The project assembles for the first time all the rescue excavations carried out in Athens in the last 160 years and covers an area of about 6.7 km2 of modern urban space. The bilingual digital platform enables data retrieval from 1,470 excavation sites around two main axes: first, the use of space and second, the dating of the remains (e.g. road network of Classical times, houses of Hellenistic times, Roman baths). The methodology that we established led to the creation of 12 classes of space use, 65 categories of buildings/constructions, and 90 subcategories thereof. The dated archaeological remains were categorised into 11 historical periods.

The spatial location of the excavation sites was determined through multiple historical and cartographic sources; 670 published excavation plans were georeferenced, vectorized and then linked to descriptive data. The project lasted four years (2018-2021).

We tried to render on a map the image of the topography of ancient Athens as accurately as possible, which was a demanding task due to the vast amount of data. In this endeavour, the contribution of the Ephorate of Antiquities of the City of Athens is invaluable for the inclusion of unpublished plans, in the framework of a memorandum of cooperation.
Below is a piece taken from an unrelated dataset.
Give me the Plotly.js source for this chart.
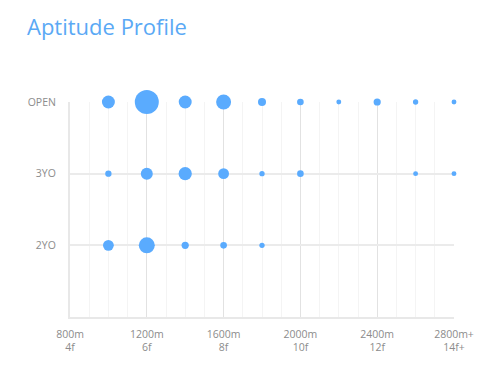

The words of the English traveller Christopher Wordsworth often resonated in our minds; in 1836, following the track of time on Athenian soil, he wrote: “How much of labour, and perhaps of error, we might have been spared, had we been present but for a single minute at the Macedonian entertainment, at which the Athenian orator Dimades, when in Philip’s court, and when Philip asked him what and what sort of place Athens was, drew a map of it on the table where they were sitting”. And Wordsworth came up with the following sentiment, which expresses our thoughts perfectly: “But still of how much pleasure too, arising from this inquiry, should we then have lost also!”. (Christopher Wordsworth’s, Athens and Attica: Journal of a Residence There, London 1836, p. 179).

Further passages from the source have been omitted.